Dataset extract →
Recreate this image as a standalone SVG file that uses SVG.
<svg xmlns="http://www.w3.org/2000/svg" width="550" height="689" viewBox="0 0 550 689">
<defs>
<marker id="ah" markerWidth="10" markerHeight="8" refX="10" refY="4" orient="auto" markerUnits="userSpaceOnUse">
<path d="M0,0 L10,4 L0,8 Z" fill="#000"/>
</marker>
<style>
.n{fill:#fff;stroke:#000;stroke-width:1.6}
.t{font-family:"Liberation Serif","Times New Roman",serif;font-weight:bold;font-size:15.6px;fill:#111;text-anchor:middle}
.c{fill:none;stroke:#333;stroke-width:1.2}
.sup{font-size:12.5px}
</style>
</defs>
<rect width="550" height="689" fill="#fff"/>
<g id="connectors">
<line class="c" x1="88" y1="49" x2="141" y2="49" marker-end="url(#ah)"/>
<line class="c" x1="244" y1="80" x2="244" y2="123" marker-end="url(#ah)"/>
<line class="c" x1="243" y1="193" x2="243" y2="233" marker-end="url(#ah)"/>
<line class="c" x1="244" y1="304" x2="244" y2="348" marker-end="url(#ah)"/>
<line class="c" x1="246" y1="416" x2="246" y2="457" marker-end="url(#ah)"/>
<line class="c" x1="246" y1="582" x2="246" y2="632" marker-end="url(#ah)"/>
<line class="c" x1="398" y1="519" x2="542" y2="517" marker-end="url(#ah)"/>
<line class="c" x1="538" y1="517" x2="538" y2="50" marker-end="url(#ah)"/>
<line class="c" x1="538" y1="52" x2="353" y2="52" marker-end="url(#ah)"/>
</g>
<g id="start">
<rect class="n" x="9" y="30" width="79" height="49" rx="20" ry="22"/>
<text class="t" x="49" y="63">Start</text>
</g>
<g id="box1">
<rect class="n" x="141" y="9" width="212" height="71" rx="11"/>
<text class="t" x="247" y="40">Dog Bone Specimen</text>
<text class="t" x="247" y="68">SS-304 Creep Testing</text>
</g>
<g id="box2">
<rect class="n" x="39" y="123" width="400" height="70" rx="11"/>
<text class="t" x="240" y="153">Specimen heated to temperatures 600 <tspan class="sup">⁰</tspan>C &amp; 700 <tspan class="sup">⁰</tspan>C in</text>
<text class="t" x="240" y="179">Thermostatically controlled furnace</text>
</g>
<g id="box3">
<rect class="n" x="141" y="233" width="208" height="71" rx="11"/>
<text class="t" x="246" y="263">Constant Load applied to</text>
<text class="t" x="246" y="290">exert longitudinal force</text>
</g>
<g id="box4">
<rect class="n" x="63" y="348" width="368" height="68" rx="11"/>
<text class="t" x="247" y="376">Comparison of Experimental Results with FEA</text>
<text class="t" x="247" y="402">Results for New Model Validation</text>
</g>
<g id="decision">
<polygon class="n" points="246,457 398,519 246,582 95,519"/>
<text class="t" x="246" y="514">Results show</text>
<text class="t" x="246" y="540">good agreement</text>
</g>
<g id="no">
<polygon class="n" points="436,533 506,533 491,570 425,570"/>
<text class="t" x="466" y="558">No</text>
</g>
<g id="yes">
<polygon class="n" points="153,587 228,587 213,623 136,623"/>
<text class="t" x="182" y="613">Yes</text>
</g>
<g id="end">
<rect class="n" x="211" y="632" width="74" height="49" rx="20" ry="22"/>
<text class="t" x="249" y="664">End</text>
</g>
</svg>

...

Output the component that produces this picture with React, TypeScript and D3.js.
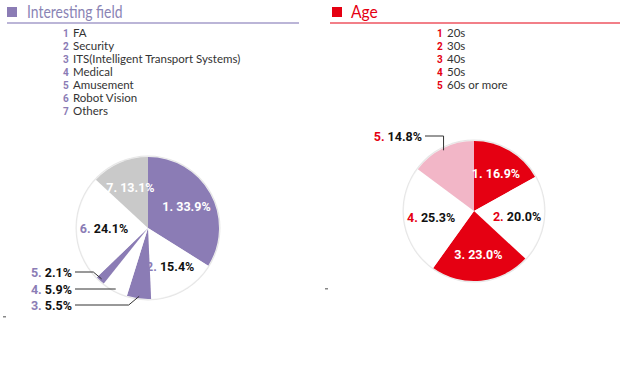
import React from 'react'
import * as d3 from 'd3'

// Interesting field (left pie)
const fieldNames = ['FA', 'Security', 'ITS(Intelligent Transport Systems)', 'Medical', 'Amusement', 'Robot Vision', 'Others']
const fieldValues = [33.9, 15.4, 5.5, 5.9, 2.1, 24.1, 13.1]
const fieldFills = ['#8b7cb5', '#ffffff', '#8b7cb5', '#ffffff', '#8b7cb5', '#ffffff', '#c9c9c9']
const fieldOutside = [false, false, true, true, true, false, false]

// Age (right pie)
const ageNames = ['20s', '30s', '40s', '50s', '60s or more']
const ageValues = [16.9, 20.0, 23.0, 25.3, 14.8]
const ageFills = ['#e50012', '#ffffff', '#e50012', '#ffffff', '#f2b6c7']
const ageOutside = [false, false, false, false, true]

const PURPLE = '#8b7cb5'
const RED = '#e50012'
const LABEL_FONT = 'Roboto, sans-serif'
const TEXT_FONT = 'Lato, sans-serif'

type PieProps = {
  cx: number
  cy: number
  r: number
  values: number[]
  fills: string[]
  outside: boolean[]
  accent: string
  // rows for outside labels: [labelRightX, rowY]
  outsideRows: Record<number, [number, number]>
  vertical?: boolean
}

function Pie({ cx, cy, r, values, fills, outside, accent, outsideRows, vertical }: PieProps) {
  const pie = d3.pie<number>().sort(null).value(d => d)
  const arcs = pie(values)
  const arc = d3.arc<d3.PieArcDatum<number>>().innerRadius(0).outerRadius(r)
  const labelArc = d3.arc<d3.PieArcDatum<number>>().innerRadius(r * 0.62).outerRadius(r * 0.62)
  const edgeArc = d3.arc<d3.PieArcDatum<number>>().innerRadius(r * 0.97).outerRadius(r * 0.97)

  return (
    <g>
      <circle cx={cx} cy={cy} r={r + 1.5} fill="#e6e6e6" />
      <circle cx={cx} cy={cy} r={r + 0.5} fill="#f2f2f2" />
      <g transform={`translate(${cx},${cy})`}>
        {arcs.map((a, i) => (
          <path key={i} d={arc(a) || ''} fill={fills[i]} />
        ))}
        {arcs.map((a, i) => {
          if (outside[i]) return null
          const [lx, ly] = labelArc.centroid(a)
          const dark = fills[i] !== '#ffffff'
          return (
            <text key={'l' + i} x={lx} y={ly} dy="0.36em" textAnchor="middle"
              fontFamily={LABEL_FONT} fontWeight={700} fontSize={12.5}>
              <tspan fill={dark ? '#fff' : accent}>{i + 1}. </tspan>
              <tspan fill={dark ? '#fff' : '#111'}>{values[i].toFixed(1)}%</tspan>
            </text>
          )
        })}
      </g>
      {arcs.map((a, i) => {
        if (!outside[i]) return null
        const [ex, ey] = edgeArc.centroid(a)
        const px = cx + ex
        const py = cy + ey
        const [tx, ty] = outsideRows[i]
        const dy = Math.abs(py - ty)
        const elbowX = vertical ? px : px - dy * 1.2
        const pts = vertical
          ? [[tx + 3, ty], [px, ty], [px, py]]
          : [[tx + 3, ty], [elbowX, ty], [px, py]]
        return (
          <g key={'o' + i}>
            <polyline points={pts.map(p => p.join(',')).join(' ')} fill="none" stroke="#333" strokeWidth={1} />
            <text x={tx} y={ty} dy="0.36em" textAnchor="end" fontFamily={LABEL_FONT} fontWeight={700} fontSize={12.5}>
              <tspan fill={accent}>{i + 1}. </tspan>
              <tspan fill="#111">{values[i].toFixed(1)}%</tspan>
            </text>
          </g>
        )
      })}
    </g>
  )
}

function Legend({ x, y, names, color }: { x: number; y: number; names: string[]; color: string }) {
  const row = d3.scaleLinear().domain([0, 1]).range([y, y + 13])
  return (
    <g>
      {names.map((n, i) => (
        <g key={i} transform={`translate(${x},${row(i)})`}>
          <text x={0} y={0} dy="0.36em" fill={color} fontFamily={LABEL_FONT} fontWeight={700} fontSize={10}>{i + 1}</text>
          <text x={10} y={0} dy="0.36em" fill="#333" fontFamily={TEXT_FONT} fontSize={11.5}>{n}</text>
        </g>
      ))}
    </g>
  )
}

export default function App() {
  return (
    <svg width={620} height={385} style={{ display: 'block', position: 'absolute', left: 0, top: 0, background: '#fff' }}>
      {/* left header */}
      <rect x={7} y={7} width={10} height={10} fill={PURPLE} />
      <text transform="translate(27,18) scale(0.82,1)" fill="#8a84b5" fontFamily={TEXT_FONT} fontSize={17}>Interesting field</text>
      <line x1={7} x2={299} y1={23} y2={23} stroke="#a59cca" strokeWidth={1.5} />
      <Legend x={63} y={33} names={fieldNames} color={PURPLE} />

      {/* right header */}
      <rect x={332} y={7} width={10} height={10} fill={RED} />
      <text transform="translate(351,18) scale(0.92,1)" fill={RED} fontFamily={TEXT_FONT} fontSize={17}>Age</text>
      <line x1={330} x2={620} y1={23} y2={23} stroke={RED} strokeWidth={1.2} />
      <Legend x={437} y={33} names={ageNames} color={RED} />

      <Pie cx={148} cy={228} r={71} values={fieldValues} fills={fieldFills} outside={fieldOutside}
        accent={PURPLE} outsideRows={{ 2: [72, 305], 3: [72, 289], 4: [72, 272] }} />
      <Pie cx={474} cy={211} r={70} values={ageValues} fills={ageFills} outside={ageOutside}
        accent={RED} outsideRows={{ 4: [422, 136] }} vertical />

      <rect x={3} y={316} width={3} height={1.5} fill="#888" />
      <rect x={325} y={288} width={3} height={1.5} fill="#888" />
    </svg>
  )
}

Brief →
Starting at the line containing "Output the component" and ending at the line containing "const edgeArc = d3.arc<d3.PieArcDatum<number>>().innerRadius(r", copy those lines exactly, both included, and nothing more. Leave out any picture.

Answer to the exercise →
Output the component that produces this picture with React, TypeScript and D3.js.
import React from 'react'
import * as d3 from 'd3'

// Interesting field (left pie)
const fieldNames = ['FA', 'Security', 'ITS(Intelligent Transport Systems)', 'Medical', 'Amusement', 'Robot Vision', 'Others']
const fieldValues = [33.9, 15.4, 5.5, 5.9, 2.1, 24.1, 13.1]
const fieldFills = ['#8b7cb5', '#ffffff', '#8b7cb5', '#ffffff', '#8b7cb5', '#ffffff', '#c9c9c9']
const fieldOutside = [false, false, true, true, true, false, false]

// Age (right pie)
const ageNames = ['20s', '30s', '40s', '50s', '60s or more']
const ageValues = [16.9, 20.0, 23.0, 25.3, 14.8]
const ageFills = ['#e50012', '#ffffff', '#e50012', '#ffffff', '#f2b6c7']
const ageOutside = [false, false, false, false, true]

const PURPLE = '#8b7cb5'
const RED = '#e50012'
const LABEL_FONT = 'Roboto, sans-serif'
const TEXT_FONT = 'Lato, sans-serif'

type PieProps = {
  cx: number
  cy: number
  r: number
  values: number[]
  fills: string[]
  outside: boolean[]
  accent: string
  // rows for outside labels: [labelRightX, rowY]
  outsideRows: Record<number, [number, number]>
  vertical?: boolean
}

function Pie({ cx, cy, r, values, fills, outside, accent, outsideRows, vertical }: PieProps) {
  const pie = d3.pie<number>().sort(null).value(d => d)
  const arcs = pie(values)
  const arc = d3.arc<d3.PieArcDatum<number>>().innerRadius(0).outerRadius(r)
  const labelArc = d3.arc<d3.PieArcDatum<number>>().innerRadius(r * 0.62).outerRadius(r * 0.62)
  const edgeArc = d3.arc<d3.PieArcDatum<number>>().innerRadius(r * 0.97).outerRadius(r * 0.97)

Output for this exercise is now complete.